> **The request**:
Leave out the images and repeat the listing below without a single change.

⁂

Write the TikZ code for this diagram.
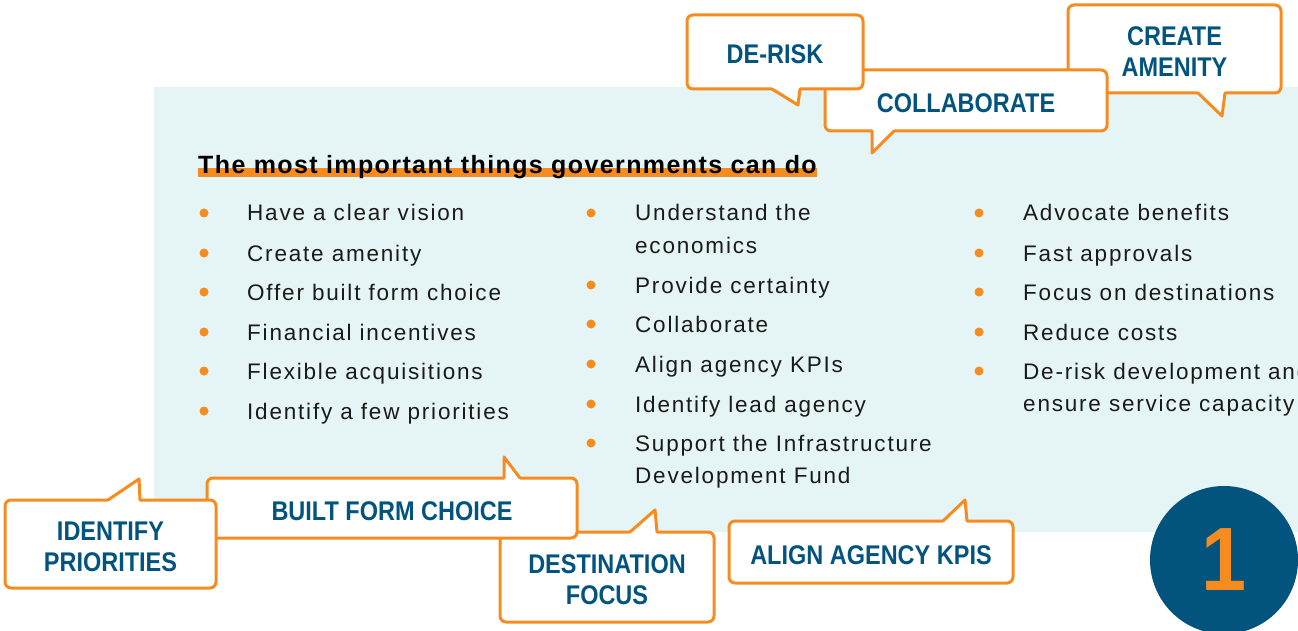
\documentclass[tikz,border=0pt]{standalone}
\usepackage{fontspec}
\setmainfont{Liberation Sans}
\newfontfamily\bodyfont{Liberation Sans}[LetterSpace=8]
\newfontfamily\titlefont{Liberation Sans Bold}[LetterSpace=5.6]
\newfontfamily\callfont{Liberation Sans Bold}[FakeStretch=0.87]
\newfontfamily\numfont{Liberation Sans Bold}[FakeStretch=0.9]
\usetikzlibrary{calc,backgrounds}
\definecolor{corange}{HTML}{F68B1F}
\definecolor{cblue}{HTML}{02547F}
\definecolor{cpanel}{HTML}{E5F4F5}
\definecolor{ctext}{HTML}{1A1A1A}
\tikzset{
  callout/.style={draw=corange, line width=3pt, fill=white, rounded corners=6pt,
    inner sep=0pt, outer sep=0pt, text=cblue, align=center,
    font=\callfont\fontsize{27}{31}\selectfont},
  oneline/.style={text height=24pt, text depth=0pt},
  twoline/.style={text height=55pt, text depth=0pt},
  tailline/.style={draw=corange, line width=3pt, line join=round, line cap=round},
  body/.style={anchor=base west, inner sep=0pt, text=ctext,
    font=\bodyfont\fontsize{22.5}{32}\selectfont},
  bul/.style={circle, fill=corange, inner sep=0pt, minimum size=9pt},
}
\begin{document}
\begin{tikzpicture}[x=1pt,y=-1pt]
\useasboundingbox (0,0) rectangle (1298,631);
\clip (0,0) rectangle (1298,631);
% panel
\begin{scope}[on background layer]
  \fill[cpanel] (154,87) rectangle (1298,532);
\end{scope}
% title
\node[anchor=base west, inner sep=0pt, text=black, font=\titlefont\fontsize{25}{30}\selectfont]
  (title) at (198,174) {The most important things governments can do};
\begin{scope}[on background layer]
  \fill[corange] ($(title.base west)+(0,-6)$) rectangle ($(title.base east)+(0,3)$);
\end{scope}
% column 1
\foreach \t/\y [count=\i] in {Have a clear vision/221, Create amenity/261,
  Offer built form choice/300, Financial incentives/340,
  Flexible acquisitions/379, Identify a few priorities/419}{
  \node[body] (a\i) at (247,\y) {\t};
  \node[bul] (ba\i) at (204,\y-8) {};
}
% column 2
\foreach \t/\y [count=\i] in {Understand the/221, Provide certainty/293,
  Collaborate/332, Align agency KPIs/372, Identify lead agency/412,
  Support the Infrastructure/451}{
  \node[body] (b\i) at (635,\y) {\t};
  \node[bul] (bb\i) at (591,\y-8) {};
}
\node[body] (b1x) at (635,253) {economics};
\node[body] (b6x) at (635,483) {Development Fund};
% column 3
\foreach \t/\y [count=\i] in {Advocate benefits/221, Fast approvals/261,
  Focus on destinations/300, Reduce costs/340, De-risk development and/379}{
  \node[body] (c\i) at (1023,\y) {\t};
  \node[bul] (bc\i) at (979,\y-8) {};
}
\node[body] (c5x) at (1023,411) {ensure service capacity};

% ---- top callouts (back to front) ----
% CREATE AMENITY
\node[callout, twoline, minimum width=213pt, minimum height=88pt] (ca) at (1174.5,49) {CREATE\\AMENITY};
\fill[white] ($(ca.south)+(23.5,-4)$) -- ($(ca.south)+(23.5,0)$) -- ($(ca.south)+(47.5,23)$) -- ($(ca.south)+(50.5,0)$) -- ($(ca.south)+(50.5,-4)$) -- cycle;
\draw[tailline] ($(ca.south)+(23.5,0)$) -- ($(ca.south)+(47.5,23)$) -- ($(ca.south)+(50.5,0)$);
% COLLABORATE
\node[callout, oneline, minimum width=282pt, minimum height=61pt] (co) at (966,100.5) {COLLABORATE};
\fill[white] ($(co.south)+(-94,-4)$) -- ($(co.south)+(-94,0)$) -- ($(co.south)+(-94,22)$) -- ($(co.south)+(-72,0)$) -- ($(co.south)+(-72,-4)$) -- cycle;
\draw[tailline] ($(co.south)+(-94,0)$) -- ($(co.south)+(-94,22)$) -- ($(co.south)+(-72,0)$);
% DE-RISK
\node[callout, oneline, minimum width=176pt, minimum height=74pt] (dr) at (775,52) {DE-RISK};
\fill[white] ($(dr.south)+(-3,-4)$) -- ($(dr.south)+(-3,0)$) -- ($(dr.south)+(23,16)$) -- ($(dr.south)+(25,0)$) -- ($(dr.south)+(25,-4)$) -- cycle;
\draw[tailline] ($(dr.south)+(-3,0)$) -- ($(dr.south)+(23,16)$) -- ($(dr.south)+(25,0)$);

% ---- bottom callouts (back to front) ----
% DESTINATION FOCUS
\node[callout, twoline, minimum width=214pt, minimum height=90pt] (df) at (607,577) {DESTINATION\\FOCUS};
\fill[white] ($(df.north)+(23,4)$) -- ($(df.north)+(23,0)$) -- ($(df.north)+(48,-22)$) -- ($(df.north)+(50,0)$) -- ($(df.north)+(50,4)$) -- cycle;
\draw[tailline] ($(df.north)+(23,0)$) -- ($(df.north)+(48,-22)$) -- ($(df.north)+(50,0)$);
% BUILT FORM CHOICE
\node[callout, oneline, minimum width=370pt, minimum height=60pt] (bf) at (392,508) {BUILT FORM CHOICE};
\fill[white] ($(bf.north)+(112,4)$) -- ($(bf.north)+(112,0)$) -- ($(bf.north)+(112,-21)$) -- ($(bf.north)+(128,0)$) -- ($(bf.north)+(128,4)$) -- cycle;
\draw[tailline] ($(bf.north)+(112,0)$) -- ($(bf.north)+(112,-21)$) -- ($(bf.north)+(128,0)$);
% IDENTIFY PRIORITIES
\node[callout, twoline, minimum width=211pt, minimum height=88pt] (ip) at (110.5,544) {IDENTIFY\\PRIORITIES};
\fill[white] ($(ip.north)+(-2.5,4)$) -- ($(ip.north)+(-2.5,0)$) -- ($(ip.north)+(28.5,-21)$) -- ($(ip.north)+(29.5,0)$) -- ($(ip.north)+(29.5,4)$) -- cycle;
\draw[tailline] ($(ip.north)+(-2.5,0)$) -- ($(ip.north)+(28.5,-21)$) -- ($(ip.north)+(29.5,0)$);
% ALIGN AGENCY KPIS
\node[callout, oneline, minimum width=284pt, minimum height=62pt] (ak) at (871,552) {ALIGN AGENCY KPIS};
\fill[white] ($(ak.north)+(72,4)$) -- ($(ak.north)+(72,0)$) -- ($(ak.north)+(94,-21)$) -- ($(ak.north)+(96,0)$) -- ($(ak.north)+(96,4)$) -- cycle;
\draw[tailline] ($(ak.north)+(72,0)$) -- ($(ak.north)+(94,-21)$) -- ($(ak.north)+(96,0)$);

% number circle
\node[circle, fill=cblue, minimum size=148pt, inner sep=0pt, text=corange,
  font=\numfont\fontsize{90}{90}\selectfont] (num) at (1224,560) {1};
\end{tikzpicture}
\end{document}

⁂

> **Task response**:
Write the TikZ code for this diagram.
\documentclass[tikz,border=0pt]{standalone}
\usepackage{fontspec}
\setmainfont{Liberation Sans}
\newfontfamily\bodyfont{Liberation Sans}[LetterSpace=8]
\newfontfamily\titlefont{Liberation Sans Bold}[LetterSpace=5.6]
\newfontfamily\callfont{Liberation Sans Bold}[FakeStretch=0.87]
\newfontfamily\numfont{Liberation Sans Bold}[FakeStretch=0.9]
\usetikzlibrary{calc,backgrounds}
\definecolor{corange}{HTML}{F68B1F}
\definecolor{cblue}{HTML}{02547F}
\definecolor{cpanel}{HTML}{E5F4F5}
\definecolor{ctext}{HTML}{1A1A1A}
\tikzset{
  callout/.style={draw=corange, line width=3pt, fill=white, rounded corners=6pt,
    inner sep=0pt, outer sep=0pt, text=cblue, align=center,
    font=\callfont\fontsize{27}{31}\selectfont},
  oneline/.style={text height=24pt, text depth=0pt},
  twoline/.style={text height=55pt, text depth=0pt},
  tailline/.style={draw=corange, line width=3pt, line join=round, line cap=round},
  body/.style={anchor=base west, inner sep=0pt, text=ctext,
    font=\bodyfont\fontsize{22.5}{32}\selectfont},
  bul/.style={circle, fill=corange, inner sep=0pt, minimum size=9pt},
}
\begin{document}
\begin{tikzpicture}[x=1pt,y=-1pt]
\useasboundingbox (0,0) rectangle (1298,631);
\clip (0,0) rectangle (1298,631);
% panel
\begin{scope}[on background layer]
  \fill[cpanel] (154,87) rectangle (1298,532);
\end{scope}
% title
\node[anchor=base west, inner sep=0pt, text=black, font=\titlefont\fontsize{25}{30}\selectfont]
  (title) at (198,174) {The most important things governments can do};
\begin{scope}[on background layer]
  \fill[corange] ($(title.base west)+(0,-6)$) rectangle ($(title.base east)+(0,3)$);
\end{scope}
% column 1
\foreach \t/\y [count=\i] in {Have a clear vision/221, Create amenity/261,
  Offer built form choice/300, Financial incentives/340,
  Flexible acquisitions/379, Identify a few priorities/419}{
  \node[body] (a\i) at (247,\y) {\t};
  \node[bul] (ba\i) at (204,\y-8) {};
}
% column 2
\foreach \t/\y [count=\i] in {Understand the/221, Provide certainty/293,
  Collaborate/332, Align agency KPIs/372, Identify lead agency/412,
  Support the Infrastructure/451}{
  \node[body] (b\i) at (635,\y) {\t};
  \node[bul] (bb\i) at (591,\y-8) {};
}
\node[body] (b1x) at (635,253) {economics};
\node[body] (b6x) at (635,483) {Development Fund};
% column 3
\foreach \t/\y [count=\i] in {Advocate benefits/221, Fast approvals/261,
  Focus on destinations/300, Reduce costs/340, De-risk development and/379}{
  \node[body] (c\i) at (1023,\y) {\t};
  \node[bul] (bc\i) at (979,\y-8) {};
}
\node[body] (c5x) at (1023,411) {ensure service capacity};

% ---- top callouts (back to front) ----
% CREATE AMENITY
\node[callout, twoline, minimum width=213pt, minimum height=88pt] (ca) at (1174.5,49) {CREATE\\AMENITY};
\fill[white] ($(ca.south)+(23.5,-4)$) -- ($(ca.south)+(23.5,0)$) -- ($(ca.south)+(47.5,23)$) -- ($(ca.south)+(50.5,0)$) -- ($(ca.south)+(50.5,-4)$) -- cycle;
\draw[tailline] ($(ca.south)+(23.5,0)$) -- ($(ca.south)+(47.5,23)$) -- ($(ca.south)+(50.5,0)$);
% COLLABORATE
\node[callout, oneline, minimum width=282pt, minimum height=61pt] (co) at (966,100.5) {COLLABORATE};
\fill[white] ($(co.south)+(-94,-4)$) -- ($(co.south)+(-94,0)$) -- ($(co.south)+(-94,22)$) -- ($(co.south)+(-72,0)$) -- ($(co.south)+(-72,-4)$) -- cycle;
\draw[tailline] ($(co.south)+(-94,0)$) -- ($(co.south)+(-94,22)$) -- ($(co.south)+(-72,0)$);
% DE-RISK
\node[callout, oneline, minimum width=176pt, minimum height=74pt] (dr) at (775,52) {DE-RISK};
\fill[white] ($(dr.south)+(-3,-4)$) -- ($(dr.south)+(-3,0)$) -- ($(dr.south)+(23,16)$) -- ($(dr.south)+(25,0)$) -- ($(dr.south)+(25,-4)$) -- cycle;
\draw[tailline] ($(dr.south)+(-3,0)$) -- ($(dr.south)+(23,16)$) -- ($(dr.south)+(25,0)$);

% ---- bottom callouts (back to front) ----
% DESTINATION FOCUS
\node[callout, twoline, minimum width=214pt, minimum height=90pt] (df) at (607,577) {DESTINATION\\FOCUS};
\fill[white] ($(df.north)+(23,4)$) -- ($(df.north)+(23,0)$) -- ($(df.north)+(48,-22)$) -- ($(df.north)+(50,0)$) -- ($(df.north)+(50,4)$) -- cycle;
\draw[tailline] ($(df.north)+(23,0)$) -- ($(df.north)+(48,-22)$) -- ($(df.north)+(50,0)$);
% BUILT FORM CHOICE
\node[callout, oneline, minimum width=370pt, minimum height=60pt] (bf) at (392,508) {BUILT FORM CHOICE};
\fill[white] ($(bf.north)+(112,4)$) -- ($(bf.north)+(112,0)$) -- ($(bf.north)+(112,-21)$) -- ($(bf.north)+(128,0)$) -- ($(bf.north)+(128,4)$) -- cycle;
\draw[tailline] ($(bf.north)+(112,0)$) -- ($(bf.north)+(112,-21)$) -- ($(bf.north)+(128,0)$);
% IDENTIFY PRIORITIES
\node[callout, twoline, minimum width=211pt, minimum height=88pt] (ip) at (110.5,544) {IDENTIFY\\PRIORITIES};
\fill[white] ($(ip.north)+(-2.5,4)$) -- ($(ip.north)+(-2.5,0)$) -- ($(ip.north)+(28.5,-21)$) -- ($(ip.north)+(29.5,0)$) -- ($(ip.north)+(29.5,4)$) -- cycle;
\draw[tailline] ($(ip.north)+(-2.5,0)$) -- ($(ip.north)+(28.5,-21)$) -- ($(ip.north)+(29.5,0)$);
% ALIGN AGENCY KPIS
\node[callout, oneline, minimum width=284pt, minimum height=62pt] (ak) at (871,552) {ALIGN AGENCY KPIS};
\fill[white] ($(ak.north)+(72,4)$) -- ($(ak.north)+(72,0)$) -- ($(ak.north)+(94,-21)$) -- ($(ak.north)+(96,0)$) -- ($(ak.north)+(96,4)$) -- cycle;
\draw[tailline] ($(ak.north)+(72,0)$) -- ($(ak.north)+(94,-21)$) -- ($(ak.north)+(96,0)$);

% number circle
\node[circle, fill=cblue, minimum size=148pt, inner sep=0pt, text=corange,
  font=\numfont\fontsize{90}{90}\selectfont] (num) at (1224,560) {1};
\end{tikzpicture}
\end{document}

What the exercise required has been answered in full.